Assolutamente sì. Avevo ben presente gli Inumani, una saga costruita sull’immaginario Incas, sulla possibilità di una civiltà aliena, degli dei che hanno dato origine all’umanità. Quando mi sono trovato in quei posti sugli altopiani, mi sono sopraggiunte subito le immagini che ho voluto proporre.

Tra le novità e gli aspetti più interessanti de “Il cammino della Cumbia” c’è il fatto che si tratta del tuo primo romanzo a colori.

Esatto. È il mio primo libro concepito a colori. Volevo sperimentare e ho pensato di proporre soluzioni in grado di richiamare le emozioni che vivevo da ragazzino quando leggevo quei giornalini pulp pieni di retini.

Quando avremo modo di leggere la seconda parte di questo viaggio?

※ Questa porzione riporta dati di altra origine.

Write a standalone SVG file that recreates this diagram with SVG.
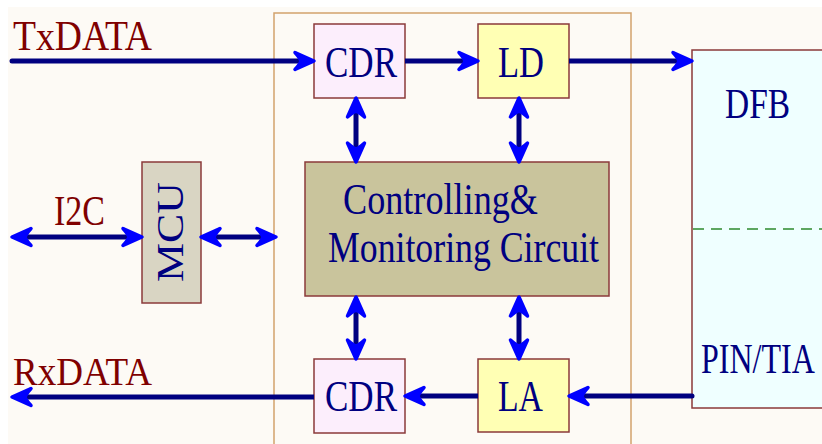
<svg xmlns="http://www.w3.org/2000/svg" width="822" height="444" viewBox="0 0 822 444">
  <style>
    text { font-family: "Liberation Serif", "Times New Roman", serif; }
    .lbl { fill: #000080; }
    .ext { fill: #800000; }
    .box { stroke: #8B3A3A; stroke-width: 1.5; }
    .cdr { fill: #FCEEFC; }
    .amp { fill: #FFFFB4; }
    .wire { fill: none; stroke: #000080; stroke-width: 5; }
    .one { marker-end: url(#ah); }
    .two { marker-start: url(#ah); marker-end: url(#ah); }
  </style>
  <defs>
    <marker id="ah" markerUnits="userSpaceOnUse" markerWidth="40" markerHeight="30" viewBox="-20 -15 40 30" refX="0" refY="0" orient="auto-start-reverse" overflow="visible">
      <path d="M8,0 L-11,-8.5 Q-6,-3 -5,0 Q-6,3 -11,8.5 Z" fill="#0000FF" stroke="#0000FF" stroke-width="3.5" stroke-linejoin="round"/>
    </marker>
  </defs>

  <rect x="0" y="0" width="822" height="444" fill="#FFFFFF"/>
  <rect x="8" y="7" width="814" height="437" fill="#FDFAF5"/>

  <g id="module">
    <rect x="274" y="13" width="357" height="440" fill="#FDFAF5" stroke="#D2A26C" stroke-width="1.5"/>
  </g>

  <g id="optics">
    <rect class="box" x="692" y="50" width="140" height="358" fill="#EFFFFF"/>
    <line x1="693" y1="229" x2="822" y2="229" stroke="#2E8B2E" stroke-width="1.5" stroke-dasharray="11,7"/>
    <text class="lbl" x="725" y="118" font-size="42" textLength="65" lengthAdjust="spacingAndGlyphs">DFB</text>
    <text class="lbl" x="0" y="0" font-size="32" transform="translate(701,373) scale(1,1.3)">PIN/TIA</text>
  </g>

  <g id="cdr-tx">
    <rect class="box cdr" x="314" y="24" width="91" height="74"/>
    <text class="lbl" x="325" y="77" font-size="45" textLength="72" lengthAdjust="spacingAndGlyphs">CDR</text>
  </g>
  <g id="ld">
    <rect class="box amp" x="478" y="24" width="91" height="74"/>
    <text class="lbl" x="498" y="77" font-size="44" textLength="46" lengthAdjust="spacingAndGlyphs">LD</text>
  </g>
  <g id="ctrl">
    <rect class="box" x="305" y="162" width="304" height="134" fill="#C9C49C"/>
    <text class="lbl" x="343" y="214" font-size="45" textLength="195" lengthAdjust="spacingAndGlyphs">Controlling&amp;</text>
    <text class="lbl" x="328" y="262" font-size="45" textLength="271" lengthAdjust="spacingAndGlyphs">Monitoring Circuit</text>
  </g>
  <g id="mcu">
    <rect class="box" x="142" y="162" width="59" height="141" fill="#D9D5C3"/>
    <text class="lbl" x="0" y="0" font-size="37" textLength="100" lengthAdjust="spacingAndGlyphs" transform="translate(183,282) rotate(-90)">MCU</text>
  </g>
  <g id="cdr-rx">
    <rect class="box cdr" x="314" y="359" width="91" height="74"/>
    <text class="lbl" x="325" y="411" font-size="45" textLength="72" lengthAdjust="spacingAndGlyphs">CDR</text>
  </g>
  <g id="la">
    <rect class="box amp" x="478" y="359" width="91" height="73"/>
    <text class="lbl" x="498" y="411" font-size="44" textLength="45" lengthAdjust="spacingAndGlyphs">LA</text>
  </g>

  <g id="labels">
    <text class="ext" x="13" y="50" font-size="42" textLength="139" lengthAdjust="spacingAndGlyphs">TxDATA</text>
    <text class="ext" x="54" y="225" font-size="42" textLength="51" lengthAdjust="spacingAndGlyphs">I2C</text>
    <text class="ext" x="13" y="385" font-size="41" textLength="139" lengthAdjust="spacingAndGlyphs">RxDATA</text>
  </g>

  <g id="connectors">
    <path class="wire one" d="M12,61 H306" stroke-linecap="round"/>
    <path class="wire one" d="M405,61 H470"/>
    <path class="wire one" d="M569,61 H684"/>
    <path class="wire two" d="M356,106 V154"/>
    <path class="wire two" d="M519,106 V154"/>
    <path class="wire two" d="M356,305 V351"/>
    <path class="wire two" d="M519,305 V351"/>
    <path class="wire two" d="M20,237 H134"/>
    <path class="wire two" d="M209,237 H268"/>
    <path class="wire one" d="M692,396 H577" stroke-linecap="round"/>
    <path class="wire one" d="M478,396 H413"/>
    <path class="wire one" d="M314,397 H20"/>
  </g>
</svg>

La volontà è quella di finirla prima dell’estate. Sono davvero travolto da questa storia e ho la voglia di completare tutto quanto prima.

In chiusura, come stai vivendo quest’ultimo periodo della tua carriera in cui stai raccogliendo tanti riconoscimenti? Se ci pensi, quando hai iniziato a portare avanti la tua idea di Fumetto e di musica eravate in pochi.

È un momento sicuramente particolare. Gli ultimi due anni li ho vissuto seguendo questo progetto, sia per quanto concerne lo sviluppo della storia che per la stampa, e scrivendo il materiale per il nuovo disco. La parte difficile, quindi, posso dire che me la sono lasciata alla spalle, adesso mi aspetta quella più facile ed eccitante per me, ovvero quella dei concerti.

Per come hai detto tu, sì, penso di essere stato il primo a immaginare un certo tipo di sviluppo del Fumetto, sulle performance dal vivo, sull’incontro tra Fumetto e musica. Allo stesso tempo, ti dico che io sono sempre in azione: ho fatto più di duemila concerti che si notano sicuramente meno dei libri che ho fatto ma che sono lì a testimoniare il mio cammino. Non mi fermo a ripensare a ciò che ho realizzato, guardo avanti.